Vocalist Sue Matthews and pianist Stef Scaggiari join forces to bring an evening of the music of George and Ira Gershwin to the Mainstay in Rock Hall, MD on Saturday June 22 at 8:00 p.m. Admission is $20. For information and reservations call the Mainstay at 410-639-9133. Information is also available at the Mainstay’s website https://www.mainstayrockhall.org.
Sue Matthews and Stef Scaggiari collaborate with a depth and complexity well-suited to the sophisticated collaboration of George and Ira Gershwin. Matthews is a superb singer with a silky smooth voice, an intimate style, flawless delivery, exquisite phrasing and a passion for finding every bit of meaning in the heart of a song. Scaggiari is a brilliant pianist whose emotionally charged lyricism and flawless technique anticipates Matthews’ every interpretive nuance and whose classic brilliance shines on the Gershwin concert piano pieces.
Vocalist Sue Matthews first came to people’s attention in 1991, when she released the traditional jazz album “Love Dances.” She was soon playing clubs and festivals and her next release “When You’re Around,” reached “the top 20 on the Gavin and R & R Jazz charts. Since then she has released a number of recordings and become a favorite throughout the mid-Atlantic jazz clubs, concert halls, jazz festivals and television studios.
She has been a featured artist at the W.C. Handy Music Festival, with the Calgary Philharmonic, the Florida Symphony, the Mid-Atlantic Jazz Showcase in NYC and the Saluzzo Musical Festival in Italy. She has been artist-in-residence at the Clifden Arts Week Festival, County Galway, Ireland and at Augusta Heritage Center and is a two-time recipient of the Maryland State Arts Council individual Artist Award.
Stef Scaggiari is a graduate of the Eastman School of Music with a Masters’ from Peabody. He has deep roots in the classical tradition and a dazzling versatility equally at home with Ellington and Gershwin or Mozart and Rachmaninoff or as a jazz improviser from the Kennedy Center to Carnegie Hall. He is a former member of the U.S. Marine Band (The President’s Own) playing at the White House more than 200 times.

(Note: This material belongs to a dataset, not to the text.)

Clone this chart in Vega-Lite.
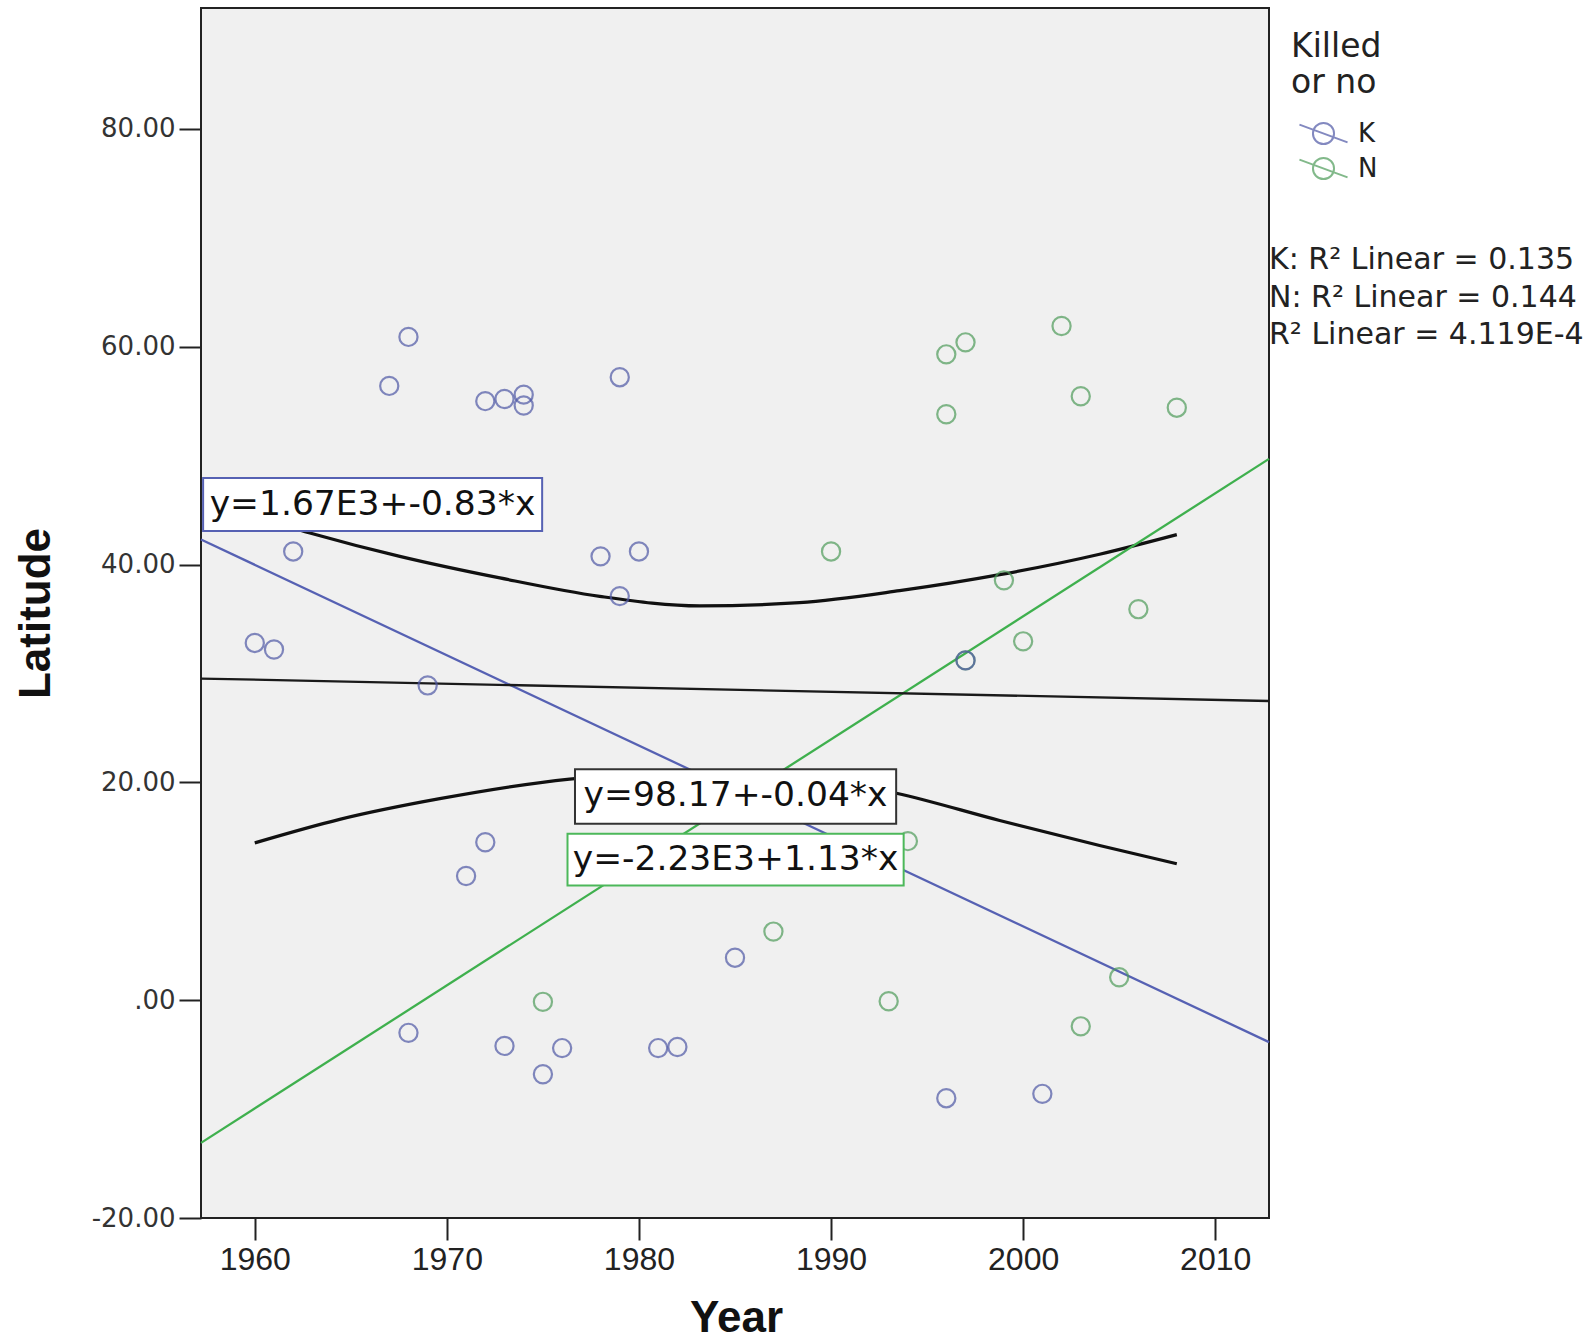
{
"$schema":"https://vega.github.io/schema/vega-lite/v6.json",
"width":1068,"height":1210,
"autosize":{"type":"none"},
"padding":{"left":201,"top":8,"right":327,"bottom":123},
"background":"#ffffff",
"config":{
 "view":{"fill":"#f0f0f0","stroke":"#222222","strokeWidth":2},
 "axis":{"grid":false,"domain":false,"ticks":true,"tickColor":"#222222","tickWidth":2,"tickSize":22,"labelFlush":false}
},
"datasets":{
 "points":[
  {"Year":1996,"Latitude":59.3,"Killed":"N"},
  {"Year":1997,"Latitude":60.4,"Killed":"N"},
  {"Year":1996,"Latitude":53.8,"Killed":"N"},
  {"Year":2002,"Latitude":61.9,"Killed":"N"},
  {"Year":2003,"Latitude":55.45,"Killed":"N"},
  {"Year":2008,"Latitude":54.4,"Killed":"N"},
  {"Year":1990,"Latitude":41.2,"Killed":"N"},
  {"Year":1999,"Latitude":38.55,"Killed":"N"},
  {"Year":2006,"Latitude":35.9,"Killed":"N"},
  {"Year":2000,"Latitude":32.95,"Killed":"N"},
  {"Year":1997,"Latitude":31.2,"Killed":"N"},
  {"Year":1994,"Latitude":14.6,"Killed":"N"},
  {"Year":1987,"Latitude":6.3,"Killed":"N"},
  {"Year":1975,"Latitude":-0.15,"Killed":"N"},
  {"Year":1993,"Latitude":-0.1,"Killed":"N"},
  {"Year":2005,"Latitude":2.1,"Killed":"N"},
  {"Year":2003,"Latitude":-2.4,"Killed":"N"},
  {"Year":1960,"Latitude":32.8,"Killed":"K"},
  {"Year":1961,"Latitude":32.2,"Killed":"K"},
  {"Year":1962,"Latitude":41.2,"Killed":"K"},
  {"Year":1967,"Latitude":56.4,"Killed":"K"},
  {"Year":1968,"Latitude":60.9,"Killed":"K"},
  {"Year":1969,"Latitude":28.9,"Killed":"K"},
  {"Year":1972,"Latitude":55.0,"Killed":"K"},
  {"Year":1973,"Latitude":55.2,"Killed":"K"},
  {"Year":1974,"Latitude":55.6,"Killed":"K"},
  {"Year":1974,"Latitude":54.6,"Killed":"K"},
  {"Year":1979,"Latitude":57.2,"Killed":"K"},
  {"Year":1978,"Latitude":40.75,"Killed":"K"},
  {"Year":1980,"Latitude":41.2,"Killed":"K"},
  {"Year":1979,"Latitude":37.1,"Killed":"K"},
  {"Year":1997,"Latitude":31.2,"Killed":"K"},
  {"Year":1971,"Latitude":11.4,"Killed":"K"},
  {"Year":1972,"Latitude":14.5,"Killed":"K"},
  {"Year":1968,"Latitude":-3.0,"Killed":"K"},
  {"Year":1973,"Latitude":-4.2,"Killed":"K"},
  {"Year":1975,"Latitude":-6.8,"Killed":"K"},
  {"Year":1976,"Latitude":-4.4,"Killed":"K"},
  {"Year":1981,"Latitude":-4.4,"Killed":"K"},
  {"Year":1982,"Latitude":-4.3,"Killed":"K"},
  {"Year":1985,"Latitude":3.9,"Killed":"K"},
  {"Year":1996,"Latitude":-9.0,"Killed":"K"},
  {"Year":2001,"Latitude":-8.6,"Killed":"K"}
 ],
 "fits":[
  {"Year":1957.2,"Latitude":42.3,"Series":"K"},
  {"Year":2012.8,"Latitude":-3.85,"Series":"K"},
  {"Year":1957.2,"Latitude":-13.1,"Series":"N"},
  {"Year":2012.8,"Latitude":49.7,"Series":"N"},
  {"Year":1957.2,"Latitude":29.53,"Series":"Total"},
  {"Year":2012.8,"Latitude":27.47,"Series":"Total"}
 ],
 "ci":[
  {"Year":1960,"Latitude":44.4,"Bound":"upper"},
  {"Year":1962.87,"Latitude":42.9,"Bound":"upper"},
  {"Year":1967.55,"Latitude":40.75,"Bound":"upper"},
  {"Year":1972.76,"Latitude":38.77,"Bound":"upper"},
  {"Year":1977.96,"Latitude":37.08,"Bound":"upper"},
  {"Year":1983.17,"Latitude":36.2,"Bound":"upper"},
  {"Year":1988.36,"Latitude":36.5,"Bound":"upper"},
  {"Year":1993.57,"Latitude":37.6,"Bound":"upper"},
  {"Year":1998.78,"Latitude":39.07,"Bound":"upper"},
  {"Year":2003.98,"Latitude":40.95,"Bound":"upper"},
  {"Year":2008,"Latitude":42.75,"Bound":"upper"},
  {"Year":1960,"Latitude":14.44,"Bound":"lower"},
  {"Year":1964.42,"Latitude":16.6,"Bound":"lower"},
  {"Year":1969.63,"Latitude":18.5,"Bound":"lower"},
  {"Year":1976.39,"Latitude":20.3,"Bound":"lower"},
  {"Year":1980,"Latitude":20.8,"Bound":"lower"},
  {"Year":1984,"Latitude":21.0,"Bound":"lower"},
  {"Year":1988,"Latitude":20.7,"Bound":"lower"},
  {"Year":1993.4,"Latitude":19.0,"Bound":"lower"},
  {"Year":1998.78,"Latitude":16.5,"Bound":"lower"},
  {"Year":2003.98,"Latitude":14.2,"Bound":"lower"},
  {"Year":2008,"Latitude":12.53,"Bound":"lower"}
 ]
},
"layer":[
 {"data":{"name":"ci"},
  "mark":{"type":"line","color":"#111111","strokeWidth":3.2,"interpolate":"monotone"},
  "encoding":{
   "x":{"field":"Year","type":"quantitative","scale":{"domain":[1957.2,2012.8],"nice":false,"zero":false},
        "axis":{"title":"Year","values":[1960,1970,1980,1990,2000,2010],"format":"d","labelFont":"Liberation Sans","labelFontSize":32,"labelColor":"#222222","labelPadding":4,"titleFont":"Liberation Sans","titleFontSize":44,"titleFontWeight":"bold","titleColor":"#111111","titleX":535,"titleY":100,"titleBaseline":"middle","titleAlign":"center"}},
   "y":{"field":"Latitude","type":"quantitative","scale":{"domain":[-20,91.1],"nice":false,"zero":false},
        "axis":{"title":"Latitude","values":[-20,0,20,40,60,80],"labelExpr":"datum.value == 0 ? '.00' : (datum.value < 0 ? '-' + format(-datum.value, '.2f') : format(datum.value, '.2f'))","labelFont":"DejaVu Sans","labelFontSize":26,"labelColor":"#333333","labelPadding":4,"titleFont":"Liberation Sans","titleFontSize":44,"titleFontWeight":"bold","titleColor":"#111111","titleAngle":-90,"titleX":-165,"titleY":605,"titleBaseline":"middle","titleAlign":"center"}},
   "detail":{"field":"Bound","type":"nominal"}
  }},
 {"data":{"name":"fits"},
  "mark":{"type":"line","strokeWidth":2.3},
  "encoding":{
   "x":{"field":"Year","type":"quantitative"},
   "y":{"field":"Latitude","type":"quantitative"},
   "stroke":{"field":"Series","type":"nominal","scale":{"domain":["K","N","Total"],"range":["#5661b3","#3fb04e","#1a1a1a"]},"legend":null},
   "detail":{"field":"Series","type":"nominal"}
  }},
 {"data":{"name":"points"},
  "mark":{"type":"point","shape":"circle","filled":false,"size":330,"strokeWidth":2.2},
  "encoding":{
   "x":{"field":"Year","type":"quantitative"},
   "y":{"field":"Latitude","type":"quantitative"},
   "color":{"field":"Killed","type":"nominal","scale":{"domain":["K","N"],"range":["#4f58a6","#4e9c5a"]},
     "legend":{"title":["Killed","or no"],"orient":"none","legendX":1090,"legendY":23,"padding":0,
       "titleFont":"DejaVu Sans","titleFontSize":33,"titleFontWeight":"normal","titleColor":"#222222","titleLineHeight":36,"titlePadding":14,
       "labelFont":"DejaVu Sans","labelFontSize":26,"labelColor":"#222222","labelOffset":15,
       "symbolType":"M -0.57 0 A 0.57 0.57 0 1 1 0.57 0 A 0.57 0.57 0 1 1 -0.57 0 Z M -1.3 -0.48 L 1.3 0.48",
       "symbolSize":1369,"symbolStrokeWidth":2,"symbolFillColor":"transparent","symbolOffset":13,"rowPadding":0}}
  }},
 {"data":{"values":[{}]},
  "mark":{"type":"rect","fill":"#ffffff","stroke":"#5661b3","strokeWidth":2},
  "encoding":{"x":{"datum":1957.31},"x2":{"datum":1974.96},"y":{"datum":47.94},"y2":{"datum":43.09}}},
 {"data":{"values":[{}]},
  "mark":{"type":"rect","fill":"#ffffff","stroke":"#333333","strokeWidth":2},
  "encoding":{"x":{"datum":1976.67},"x2":{"datum":1993.39},"y":{"datum":21.21},"y2":{"datum":16.21}}},
 {"data":{"values":[{}]},
  "mark":{"type":"rect","fill":"#ffffff","stroke":"#4cb85a","strokeWidth":2},
  "encoding":{"x":{"datum":1976.28},"x2":{"datum":1993.78},"y":{"datum":15.29},"y2":{"datum":10.52}}},
 {"data":{"values":[{}]},
  "mark":{"type":"text","text":"y=1.67E3+-0.83*x","font":"DejaVu Sans","fontSize":34.5,"color":"#111111","align":"center","baseline":"middle"},
  "encoding":{"x":{"datum":1966.13},"y":{"datum":45.5}}},
 {"data":{"values":[{}]},
  "mark":{"type":"text","text":"y=98.17+-0.04*x","font":"DejaVu Sans","fontSize":34.5,"color":"#111111","align":"center","baseline":"middle"},
  "encoding":{"x":{"datum":1985.03},"y":{"datum":18.71}}},
 {"data":{"values":[{}]},
  "mark":{"type":"text","text":"y=-2.23E3+1.13*x","font":"DejaVu Sans","fontSize":34.5,"color":"#111111","align":"center","baseline":"middle"},
  "encoding":{"x":{"datum":1985.03},"y":{"datum":12.9}}},
 {"data":{"values":[{}]},
  "mark":{"type":"text","text":["K: R² Linear = 0.135","N: R² Linear = 0.144","R² Linear = 4.119E-4"],"font":"DejaVu Sans","fontSize":30,"lineHeight":37.5,"color":"#222222","align":"left","baseline":"top"},
  "encoding":{"x":{"datum":2012.8},"y":{"datum":69.3}}}
]
}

Scaggiari’s career has taken him from Italy to Japan to Brazil. Highlights as both a jazz and classical pianist include the Monterey Jazz Festival, Saluzzo Festival, Baltimore’s Artscape Festival; soloist with the Kansas City Symphony, the Evansville Philarmonic, the Calgary Philharmonic; cross-over classical/jazz concerts with his trio at the Shriver Hall Series (Johns Hopkins), the Strathmore Mansion Series in Rockville, MD, and the Kilbourn Hall Series (Eastman School of Music). He has toured and recorded with such luminaries as the Modern Jazz Quartet, the Count Basie All-Stars and Mel Torme. His list of 30 recordings includes 9 for Concord Records and his name and music is heard by millions every Sunday on National Public Radio’s Week-End Edition.
While George and Ira Gershwin as a songwriting team were rooted in the sounds and style of the Jazz Age, between their musical theatre and film work, the folk opera “Porgy and Bess” and George’s concert piano, their work is timeless and magical.
By the time of their 1924 Broadway hit, “Lady be Good!” George had worked with lyricist Buddy DeSylva on a series of revues and Ira had enjoyed success with composer Vincent Youmans, but from 1924 until George’s death in 1937, the brothers wrote almost exclusively with each other, composing over two dozen scores for Broadway and Hollywood.
Though they had many individual song hits, their greatest achievement may have been the elevation of musical comedy to an American art form. Their classic folk opera, “Porgy and Bess” (co-written with DuBose Heyward), is constantly revived in opera houses and theatres throughout the world. Concurrently with their musical theatre and film work, George attained great success in the concert arena as a piano virtuoso, conductor, and composer of such celebrated works as “Rhapsody in Blue,” “An American in Paris” and “Concerto in F.”
Following George’s death, Ira continued to work in film and theatre with collaborators ranging from Kurt Weill and Jerome Kern to Harold Arlen and Harry Warren, among others, writing such standards as “Long Ago (and Far Away)” and “The Man That Got Away,” each nominated for an Academy Award.
Congress awarded the Congressional Gold Medal to the Gershwins in 1985 and in 2007, the Library of Congress instituted the Gershwin Prize for Popular Song in their honor.